> [Recorded data]
··········

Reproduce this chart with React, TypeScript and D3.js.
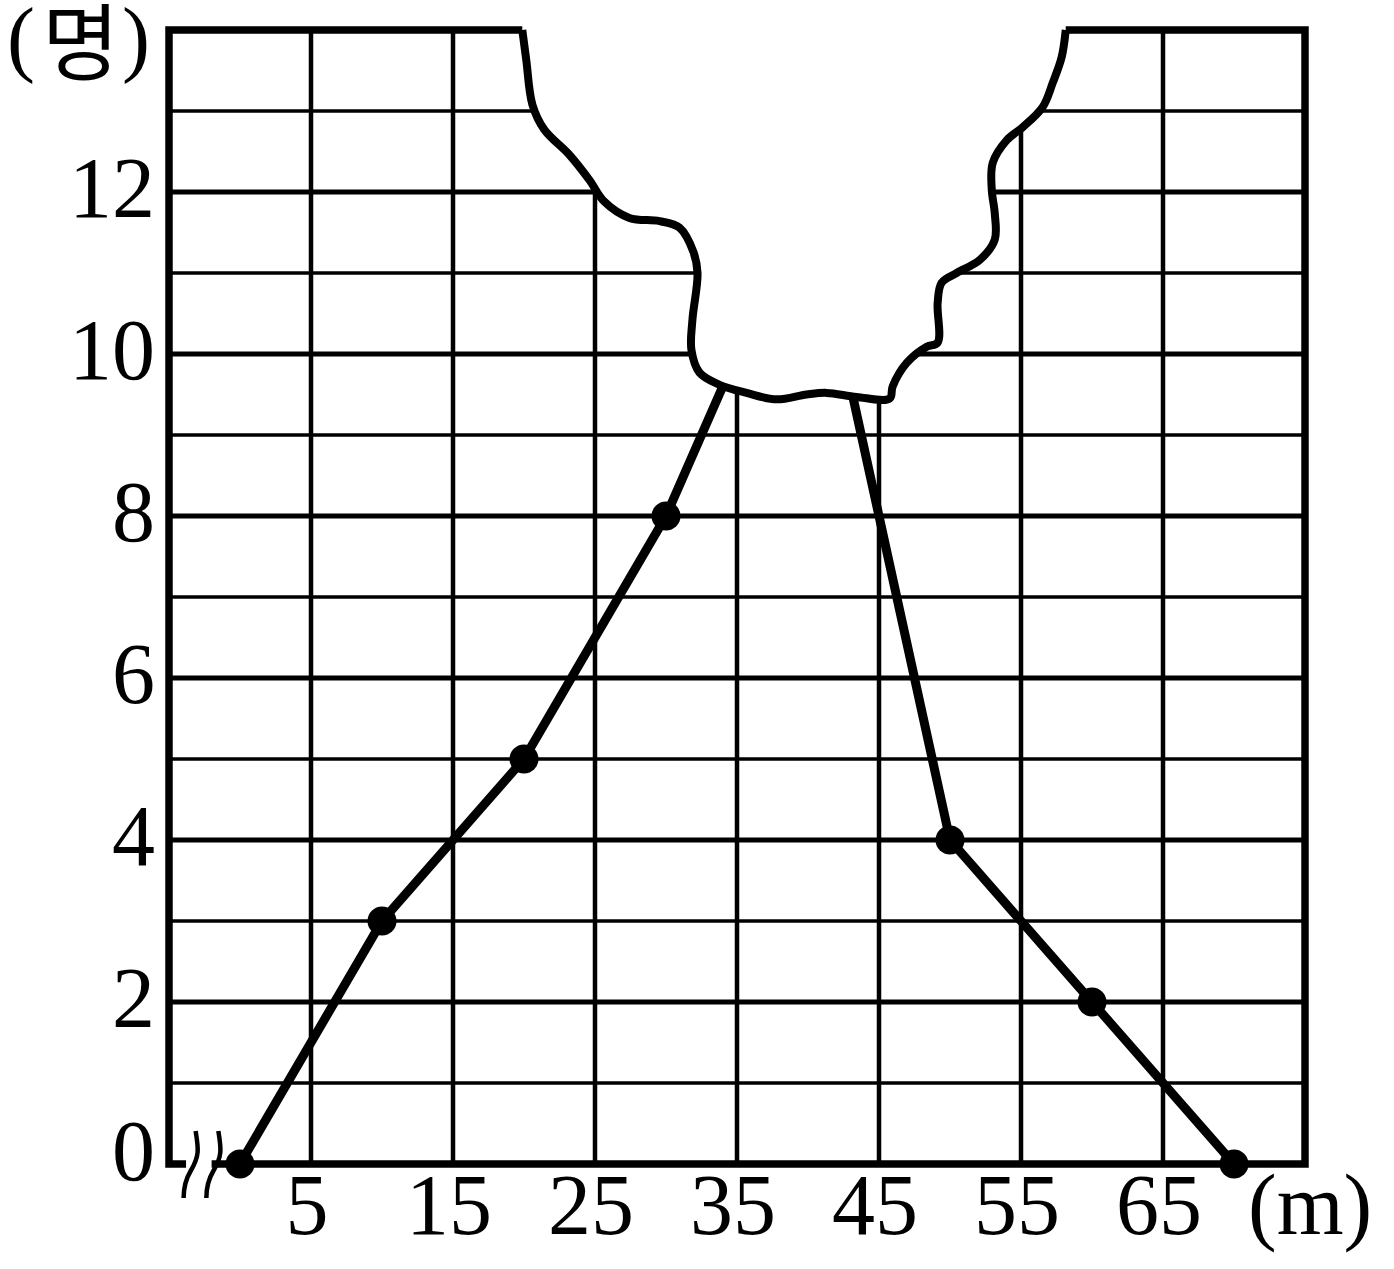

··········

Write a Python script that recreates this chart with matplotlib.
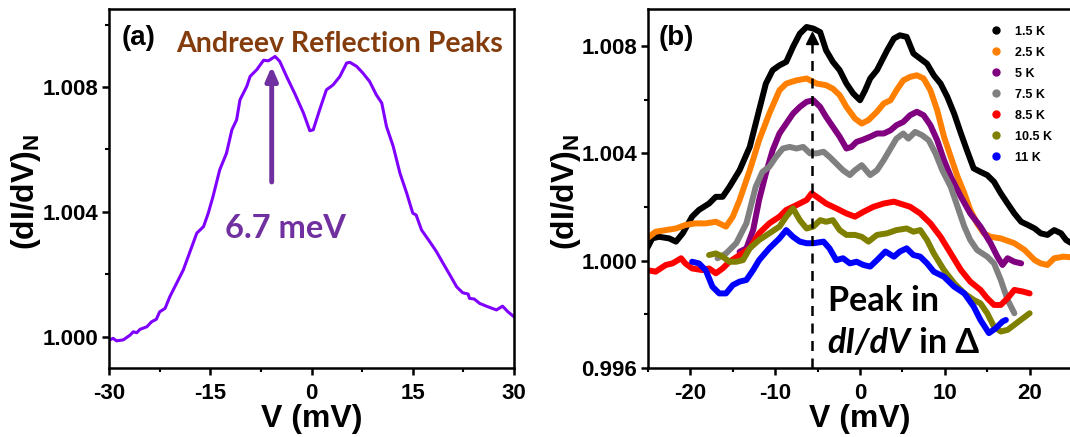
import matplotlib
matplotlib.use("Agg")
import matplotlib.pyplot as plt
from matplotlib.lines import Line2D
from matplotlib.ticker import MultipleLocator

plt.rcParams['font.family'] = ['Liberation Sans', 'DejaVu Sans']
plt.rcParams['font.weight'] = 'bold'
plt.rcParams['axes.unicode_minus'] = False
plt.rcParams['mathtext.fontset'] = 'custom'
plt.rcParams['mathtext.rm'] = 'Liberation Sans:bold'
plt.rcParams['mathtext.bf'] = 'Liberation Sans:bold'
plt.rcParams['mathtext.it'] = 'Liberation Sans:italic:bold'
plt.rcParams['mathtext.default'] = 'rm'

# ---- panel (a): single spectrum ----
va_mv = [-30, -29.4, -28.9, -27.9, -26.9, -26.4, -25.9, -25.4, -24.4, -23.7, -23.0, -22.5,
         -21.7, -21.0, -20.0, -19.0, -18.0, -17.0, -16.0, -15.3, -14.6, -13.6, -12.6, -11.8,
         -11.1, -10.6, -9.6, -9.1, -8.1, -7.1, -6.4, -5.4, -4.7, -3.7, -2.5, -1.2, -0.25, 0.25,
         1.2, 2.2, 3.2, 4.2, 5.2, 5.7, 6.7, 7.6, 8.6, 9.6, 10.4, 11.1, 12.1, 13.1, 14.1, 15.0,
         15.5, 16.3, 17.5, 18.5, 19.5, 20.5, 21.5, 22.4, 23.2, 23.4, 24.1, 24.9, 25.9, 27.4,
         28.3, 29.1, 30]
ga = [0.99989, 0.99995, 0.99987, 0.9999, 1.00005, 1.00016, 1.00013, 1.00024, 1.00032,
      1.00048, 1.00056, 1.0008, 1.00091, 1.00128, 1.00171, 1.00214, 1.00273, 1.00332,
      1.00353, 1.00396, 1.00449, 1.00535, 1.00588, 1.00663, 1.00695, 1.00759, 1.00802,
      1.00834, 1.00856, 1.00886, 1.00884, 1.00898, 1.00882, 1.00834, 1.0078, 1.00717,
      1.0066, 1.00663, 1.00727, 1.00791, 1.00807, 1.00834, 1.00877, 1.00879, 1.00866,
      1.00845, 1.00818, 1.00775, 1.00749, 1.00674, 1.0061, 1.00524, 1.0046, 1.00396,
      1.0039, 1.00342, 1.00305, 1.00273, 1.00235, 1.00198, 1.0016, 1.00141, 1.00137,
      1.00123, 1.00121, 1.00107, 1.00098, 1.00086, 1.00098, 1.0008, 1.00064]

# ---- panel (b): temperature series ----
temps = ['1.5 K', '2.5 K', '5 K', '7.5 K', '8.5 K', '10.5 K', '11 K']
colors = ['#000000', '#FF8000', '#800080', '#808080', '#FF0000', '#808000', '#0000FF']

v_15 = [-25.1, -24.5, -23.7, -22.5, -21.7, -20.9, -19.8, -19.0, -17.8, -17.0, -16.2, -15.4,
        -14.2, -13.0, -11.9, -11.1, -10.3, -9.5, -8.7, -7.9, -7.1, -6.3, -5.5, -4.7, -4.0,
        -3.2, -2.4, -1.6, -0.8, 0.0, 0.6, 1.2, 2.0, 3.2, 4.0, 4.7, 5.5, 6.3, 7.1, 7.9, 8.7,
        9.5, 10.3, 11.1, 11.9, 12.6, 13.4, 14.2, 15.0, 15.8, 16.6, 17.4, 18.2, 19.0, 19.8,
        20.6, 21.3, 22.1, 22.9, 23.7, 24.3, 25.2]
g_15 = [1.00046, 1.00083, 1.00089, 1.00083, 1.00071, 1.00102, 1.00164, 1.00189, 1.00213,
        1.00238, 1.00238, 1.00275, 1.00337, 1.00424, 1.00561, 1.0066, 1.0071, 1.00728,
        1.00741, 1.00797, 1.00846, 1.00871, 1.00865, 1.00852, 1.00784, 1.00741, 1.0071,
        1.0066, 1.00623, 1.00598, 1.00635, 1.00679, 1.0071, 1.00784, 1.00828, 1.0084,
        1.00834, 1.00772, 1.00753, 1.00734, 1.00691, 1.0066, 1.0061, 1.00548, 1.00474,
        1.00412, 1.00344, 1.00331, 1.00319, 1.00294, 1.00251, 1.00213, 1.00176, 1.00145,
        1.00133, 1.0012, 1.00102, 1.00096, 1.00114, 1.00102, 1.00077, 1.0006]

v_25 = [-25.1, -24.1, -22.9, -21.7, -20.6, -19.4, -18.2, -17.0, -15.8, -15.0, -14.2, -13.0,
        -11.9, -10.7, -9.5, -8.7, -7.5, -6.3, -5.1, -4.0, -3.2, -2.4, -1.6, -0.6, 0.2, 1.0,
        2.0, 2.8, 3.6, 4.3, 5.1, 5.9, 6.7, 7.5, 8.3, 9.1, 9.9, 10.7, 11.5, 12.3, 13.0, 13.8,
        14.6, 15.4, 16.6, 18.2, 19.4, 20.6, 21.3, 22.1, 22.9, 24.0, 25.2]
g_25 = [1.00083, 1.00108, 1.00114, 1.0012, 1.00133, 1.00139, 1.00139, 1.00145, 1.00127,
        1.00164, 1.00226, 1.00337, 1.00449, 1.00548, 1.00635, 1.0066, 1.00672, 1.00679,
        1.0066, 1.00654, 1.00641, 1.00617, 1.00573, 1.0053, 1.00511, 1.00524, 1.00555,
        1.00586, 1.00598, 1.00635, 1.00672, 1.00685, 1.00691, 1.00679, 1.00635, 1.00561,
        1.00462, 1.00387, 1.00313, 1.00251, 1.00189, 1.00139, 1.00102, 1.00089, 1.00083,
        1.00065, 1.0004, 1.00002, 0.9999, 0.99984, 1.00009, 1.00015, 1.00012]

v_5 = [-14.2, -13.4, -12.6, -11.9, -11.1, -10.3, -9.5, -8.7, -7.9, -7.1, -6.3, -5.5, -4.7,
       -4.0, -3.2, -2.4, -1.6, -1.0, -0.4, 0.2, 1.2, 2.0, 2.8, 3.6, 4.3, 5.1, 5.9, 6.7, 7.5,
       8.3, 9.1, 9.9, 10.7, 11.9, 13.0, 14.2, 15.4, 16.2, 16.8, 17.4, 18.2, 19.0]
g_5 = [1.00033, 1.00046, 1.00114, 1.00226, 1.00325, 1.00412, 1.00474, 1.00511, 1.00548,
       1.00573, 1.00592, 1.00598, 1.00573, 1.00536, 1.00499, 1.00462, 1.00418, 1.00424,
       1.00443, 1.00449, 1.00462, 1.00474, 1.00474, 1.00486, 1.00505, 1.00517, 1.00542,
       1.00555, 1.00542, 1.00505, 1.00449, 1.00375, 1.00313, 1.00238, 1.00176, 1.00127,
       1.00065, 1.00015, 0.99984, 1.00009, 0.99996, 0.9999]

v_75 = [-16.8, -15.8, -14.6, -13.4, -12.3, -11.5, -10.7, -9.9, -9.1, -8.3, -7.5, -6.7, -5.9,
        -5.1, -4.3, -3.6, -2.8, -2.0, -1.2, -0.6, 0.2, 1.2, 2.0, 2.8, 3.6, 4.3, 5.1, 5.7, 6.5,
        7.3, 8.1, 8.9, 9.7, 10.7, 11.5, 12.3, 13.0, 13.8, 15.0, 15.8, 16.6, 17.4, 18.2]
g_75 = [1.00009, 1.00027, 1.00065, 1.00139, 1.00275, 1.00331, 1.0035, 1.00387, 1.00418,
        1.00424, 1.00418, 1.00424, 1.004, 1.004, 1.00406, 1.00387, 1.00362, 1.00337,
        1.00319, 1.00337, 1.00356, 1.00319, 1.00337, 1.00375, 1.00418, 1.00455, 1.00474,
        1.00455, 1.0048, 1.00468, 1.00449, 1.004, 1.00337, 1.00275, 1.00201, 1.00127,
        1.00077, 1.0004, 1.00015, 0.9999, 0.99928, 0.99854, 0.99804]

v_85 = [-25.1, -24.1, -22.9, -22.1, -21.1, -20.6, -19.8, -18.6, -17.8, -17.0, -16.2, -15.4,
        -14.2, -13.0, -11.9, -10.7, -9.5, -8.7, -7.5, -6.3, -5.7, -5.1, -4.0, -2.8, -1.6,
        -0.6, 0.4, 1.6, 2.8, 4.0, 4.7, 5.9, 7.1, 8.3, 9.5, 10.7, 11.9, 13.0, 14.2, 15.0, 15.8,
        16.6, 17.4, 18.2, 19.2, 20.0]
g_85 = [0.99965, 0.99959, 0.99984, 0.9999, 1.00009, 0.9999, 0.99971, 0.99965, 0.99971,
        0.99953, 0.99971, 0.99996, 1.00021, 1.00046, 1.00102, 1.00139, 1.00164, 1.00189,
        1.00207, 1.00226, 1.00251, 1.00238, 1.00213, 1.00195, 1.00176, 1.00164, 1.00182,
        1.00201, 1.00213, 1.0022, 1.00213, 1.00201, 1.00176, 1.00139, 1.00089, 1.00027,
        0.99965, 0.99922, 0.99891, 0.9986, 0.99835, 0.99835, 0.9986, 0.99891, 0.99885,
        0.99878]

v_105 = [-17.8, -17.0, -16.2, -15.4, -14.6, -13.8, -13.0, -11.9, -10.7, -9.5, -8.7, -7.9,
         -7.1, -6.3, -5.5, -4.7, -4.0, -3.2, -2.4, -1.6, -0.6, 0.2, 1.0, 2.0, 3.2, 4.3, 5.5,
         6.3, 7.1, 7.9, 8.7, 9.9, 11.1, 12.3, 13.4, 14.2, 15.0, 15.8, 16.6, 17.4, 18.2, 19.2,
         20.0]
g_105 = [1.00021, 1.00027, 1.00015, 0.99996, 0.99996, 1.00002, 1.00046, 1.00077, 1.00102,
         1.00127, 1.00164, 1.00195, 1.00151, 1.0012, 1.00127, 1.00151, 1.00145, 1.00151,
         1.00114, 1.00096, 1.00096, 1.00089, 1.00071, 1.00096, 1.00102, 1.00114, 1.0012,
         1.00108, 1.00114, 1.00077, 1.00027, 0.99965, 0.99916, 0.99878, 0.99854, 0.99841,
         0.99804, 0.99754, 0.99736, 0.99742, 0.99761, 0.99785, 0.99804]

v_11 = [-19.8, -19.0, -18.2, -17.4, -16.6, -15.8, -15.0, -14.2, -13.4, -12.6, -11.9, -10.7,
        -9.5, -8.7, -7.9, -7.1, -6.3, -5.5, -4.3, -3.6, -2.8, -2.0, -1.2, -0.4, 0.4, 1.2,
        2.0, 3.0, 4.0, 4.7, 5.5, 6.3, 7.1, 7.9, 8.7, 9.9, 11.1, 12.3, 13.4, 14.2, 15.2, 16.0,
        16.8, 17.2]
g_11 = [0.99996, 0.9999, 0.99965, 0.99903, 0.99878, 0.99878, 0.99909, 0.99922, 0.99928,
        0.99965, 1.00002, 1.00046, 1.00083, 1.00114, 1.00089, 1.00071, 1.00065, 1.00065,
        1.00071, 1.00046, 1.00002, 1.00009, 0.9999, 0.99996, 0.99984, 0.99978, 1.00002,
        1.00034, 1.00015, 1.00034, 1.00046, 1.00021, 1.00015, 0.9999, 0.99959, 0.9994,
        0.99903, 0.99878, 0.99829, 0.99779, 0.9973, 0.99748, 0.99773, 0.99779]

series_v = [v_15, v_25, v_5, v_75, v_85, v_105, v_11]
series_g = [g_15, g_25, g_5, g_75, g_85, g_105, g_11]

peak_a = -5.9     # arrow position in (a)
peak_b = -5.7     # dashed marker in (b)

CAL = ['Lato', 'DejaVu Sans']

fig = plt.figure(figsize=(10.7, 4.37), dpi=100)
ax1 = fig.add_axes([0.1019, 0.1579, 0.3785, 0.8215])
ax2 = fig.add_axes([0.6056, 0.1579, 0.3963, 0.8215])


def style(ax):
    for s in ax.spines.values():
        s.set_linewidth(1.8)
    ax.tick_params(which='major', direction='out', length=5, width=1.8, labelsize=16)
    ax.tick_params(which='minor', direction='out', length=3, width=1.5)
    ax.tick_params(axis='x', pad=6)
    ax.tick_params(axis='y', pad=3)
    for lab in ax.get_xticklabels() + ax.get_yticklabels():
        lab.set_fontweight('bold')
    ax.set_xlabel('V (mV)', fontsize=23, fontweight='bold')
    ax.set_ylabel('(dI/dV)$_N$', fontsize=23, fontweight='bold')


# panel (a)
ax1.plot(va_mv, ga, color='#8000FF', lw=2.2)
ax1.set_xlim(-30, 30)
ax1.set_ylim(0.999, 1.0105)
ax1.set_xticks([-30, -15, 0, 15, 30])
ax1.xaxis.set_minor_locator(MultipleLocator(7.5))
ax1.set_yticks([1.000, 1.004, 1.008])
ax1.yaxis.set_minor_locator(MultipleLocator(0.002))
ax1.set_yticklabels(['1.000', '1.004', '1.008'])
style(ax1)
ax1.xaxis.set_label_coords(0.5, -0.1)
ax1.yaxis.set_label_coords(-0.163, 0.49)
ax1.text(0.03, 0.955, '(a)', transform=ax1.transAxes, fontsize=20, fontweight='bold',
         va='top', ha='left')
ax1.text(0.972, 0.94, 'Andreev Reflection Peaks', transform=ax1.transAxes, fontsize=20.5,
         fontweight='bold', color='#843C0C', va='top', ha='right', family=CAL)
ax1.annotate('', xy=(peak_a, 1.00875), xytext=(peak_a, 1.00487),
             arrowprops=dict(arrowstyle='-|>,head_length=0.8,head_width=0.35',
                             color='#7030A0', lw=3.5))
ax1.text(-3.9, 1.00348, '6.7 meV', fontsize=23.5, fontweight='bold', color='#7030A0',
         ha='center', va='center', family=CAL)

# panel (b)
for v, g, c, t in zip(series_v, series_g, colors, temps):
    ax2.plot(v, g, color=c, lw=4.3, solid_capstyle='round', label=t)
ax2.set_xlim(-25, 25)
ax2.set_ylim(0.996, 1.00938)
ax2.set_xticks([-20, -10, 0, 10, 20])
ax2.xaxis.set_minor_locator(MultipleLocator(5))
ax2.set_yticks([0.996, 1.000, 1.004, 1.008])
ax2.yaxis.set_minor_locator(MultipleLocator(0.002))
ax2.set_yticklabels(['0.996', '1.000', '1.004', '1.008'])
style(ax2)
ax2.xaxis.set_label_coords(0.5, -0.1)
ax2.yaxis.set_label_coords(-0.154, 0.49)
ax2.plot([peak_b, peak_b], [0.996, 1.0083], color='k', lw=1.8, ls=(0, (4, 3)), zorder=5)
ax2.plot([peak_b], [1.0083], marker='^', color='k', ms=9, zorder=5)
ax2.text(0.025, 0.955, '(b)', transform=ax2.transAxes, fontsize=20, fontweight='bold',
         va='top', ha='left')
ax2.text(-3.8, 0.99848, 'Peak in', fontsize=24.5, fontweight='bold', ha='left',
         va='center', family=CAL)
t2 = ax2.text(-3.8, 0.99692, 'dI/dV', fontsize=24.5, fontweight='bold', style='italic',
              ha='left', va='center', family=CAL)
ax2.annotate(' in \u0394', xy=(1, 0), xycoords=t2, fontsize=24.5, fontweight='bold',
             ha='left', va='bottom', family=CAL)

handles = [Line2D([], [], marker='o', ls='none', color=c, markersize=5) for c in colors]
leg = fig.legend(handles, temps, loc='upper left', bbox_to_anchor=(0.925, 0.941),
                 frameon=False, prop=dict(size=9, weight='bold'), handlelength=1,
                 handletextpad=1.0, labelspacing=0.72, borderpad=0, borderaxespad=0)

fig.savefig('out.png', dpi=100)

··········

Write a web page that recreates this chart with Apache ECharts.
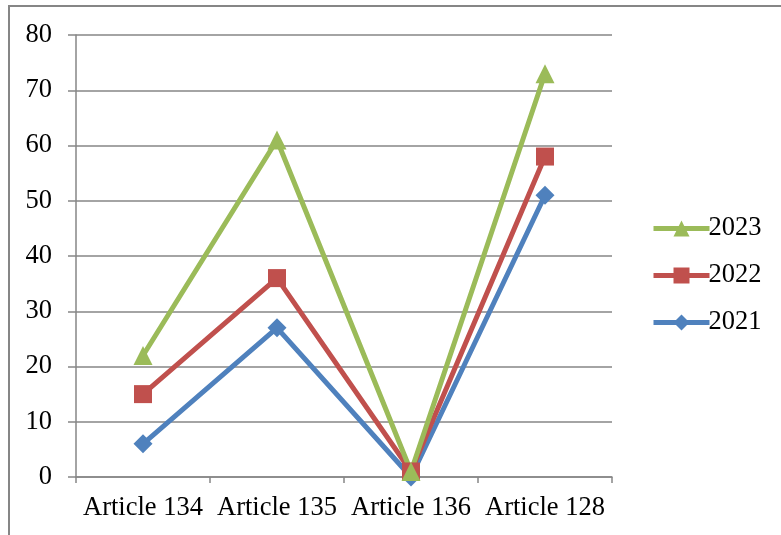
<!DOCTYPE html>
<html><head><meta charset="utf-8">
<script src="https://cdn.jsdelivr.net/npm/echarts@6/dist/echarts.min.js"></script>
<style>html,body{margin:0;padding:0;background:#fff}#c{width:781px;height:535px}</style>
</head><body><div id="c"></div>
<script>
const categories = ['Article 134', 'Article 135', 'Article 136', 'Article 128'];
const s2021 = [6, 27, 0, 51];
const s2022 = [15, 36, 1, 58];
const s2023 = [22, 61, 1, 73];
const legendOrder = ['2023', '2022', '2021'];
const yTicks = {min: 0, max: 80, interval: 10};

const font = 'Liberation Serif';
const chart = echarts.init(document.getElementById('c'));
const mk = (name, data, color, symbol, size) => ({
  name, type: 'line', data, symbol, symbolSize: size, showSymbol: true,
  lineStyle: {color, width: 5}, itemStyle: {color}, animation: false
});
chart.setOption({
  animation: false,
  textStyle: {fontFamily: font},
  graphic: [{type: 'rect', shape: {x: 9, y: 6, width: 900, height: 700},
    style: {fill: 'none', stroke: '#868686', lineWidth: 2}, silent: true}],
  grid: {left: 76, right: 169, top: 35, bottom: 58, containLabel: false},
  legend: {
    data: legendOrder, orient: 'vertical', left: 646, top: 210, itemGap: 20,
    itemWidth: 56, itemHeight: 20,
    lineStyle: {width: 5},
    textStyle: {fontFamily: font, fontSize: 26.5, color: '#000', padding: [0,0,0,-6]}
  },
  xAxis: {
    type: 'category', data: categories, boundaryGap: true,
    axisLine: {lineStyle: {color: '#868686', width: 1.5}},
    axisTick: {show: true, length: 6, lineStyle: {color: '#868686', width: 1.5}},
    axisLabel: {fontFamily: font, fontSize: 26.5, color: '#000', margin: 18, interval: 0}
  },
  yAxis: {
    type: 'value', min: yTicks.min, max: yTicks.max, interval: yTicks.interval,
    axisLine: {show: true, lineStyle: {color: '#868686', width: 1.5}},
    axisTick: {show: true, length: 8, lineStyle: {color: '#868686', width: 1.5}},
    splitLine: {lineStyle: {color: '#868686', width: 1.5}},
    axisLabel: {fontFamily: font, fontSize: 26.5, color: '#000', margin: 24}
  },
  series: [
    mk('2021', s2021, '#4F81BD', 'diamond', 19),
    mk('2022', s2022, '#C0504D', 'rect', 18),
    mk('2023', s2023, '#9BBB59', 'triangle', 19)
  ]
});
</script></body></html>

··········

> [Objective] Write out the lines beginning with the one that contains "Write a Python" and ending with the one that contains "from matplotlib.ticker import MultipleLocator", exactly as given. Leave pictures out.

> [Output for this task]
Write a Python script that recreates this chart with matplotlib.
import matplotlib
matplotlib.use("Agg")
import matplotlib.pyplot as plt
from matplotlib.lines import Line2D
from matplotlib.ticker import MultipleLocator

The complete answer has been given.